His response was to learn judo, build muscle and eventually earn a Third Mate certificate. He also heroically rescued a man from shark-infested waters and was awarded a medal by the Royal Humane Society.

The Hodgson family had always been cash-strapped. His father was a clergyman and moved parish frequently. The mill town of Blackburn was the final posting. While at sea, he had also taught himself photography and when he settled back in Blackburn in 1902, this formed one strand of a rather modern-sounding portfolio career. He combined it with running a physical culture practice, with the police as his main customer and writing.

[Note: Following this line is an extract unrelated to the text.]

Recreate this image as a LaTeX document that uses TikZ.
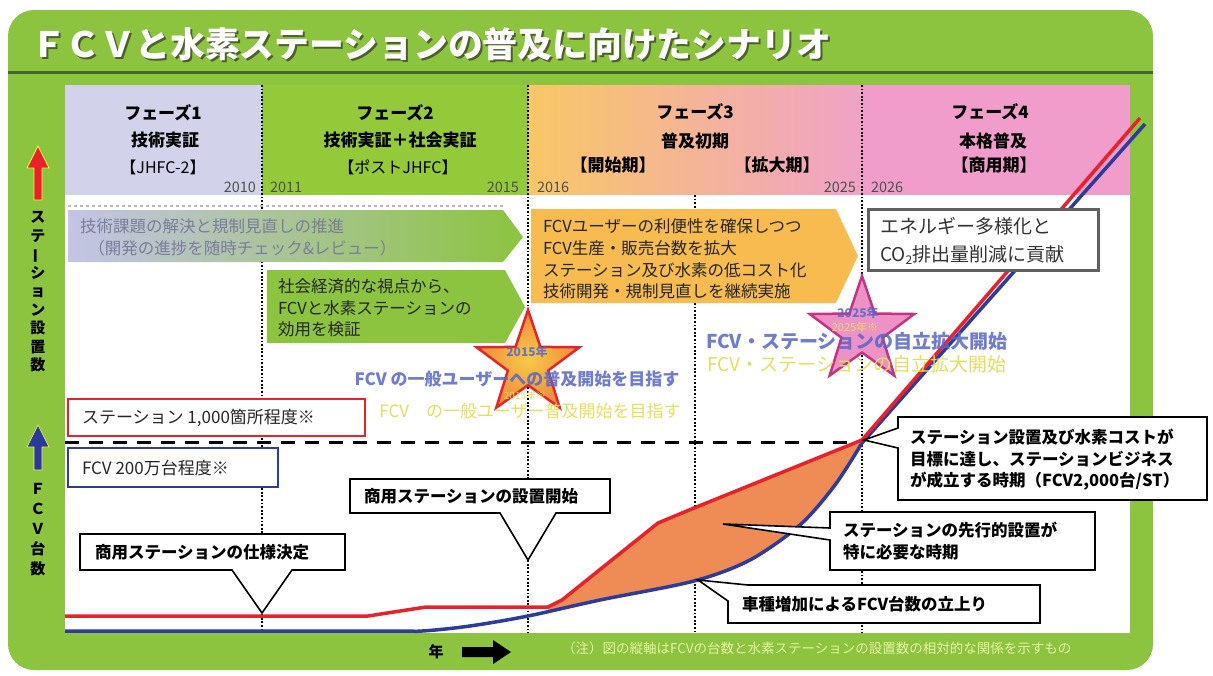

In October of that year, Harry Houdini appeared at Blackburn Palace Theatre, offering £25 to anyone who could bind him so that he couldn’t escape. Hodgson took up the challenge and met Houdini on stage with “an armoury of cuffs and irons” as the Blackburn Standard had it. Houdini protested that the locks had been wrapped with twine, which was against the spirit of the challenge but eventually relented. Hodgson used his knowledge of muscle action and soon the escapologist was “for all the world like a trussed fowl”.

Houdini did escape but it took so long that the audience had grown restive and then angry but not with Houdini. Panting and weak, he addressed the cheering crowd; “Ladies and gentlemen, I have been in the handcuff business for fourteen years but never have I been so brutally and cruelly ill treated. I would just like to say that the locks have been plugged”.

By then, Hodgson had disappeared to the police station, fearing retribution. After his experience at sea, it must have felt strange to be the one labelled brutal.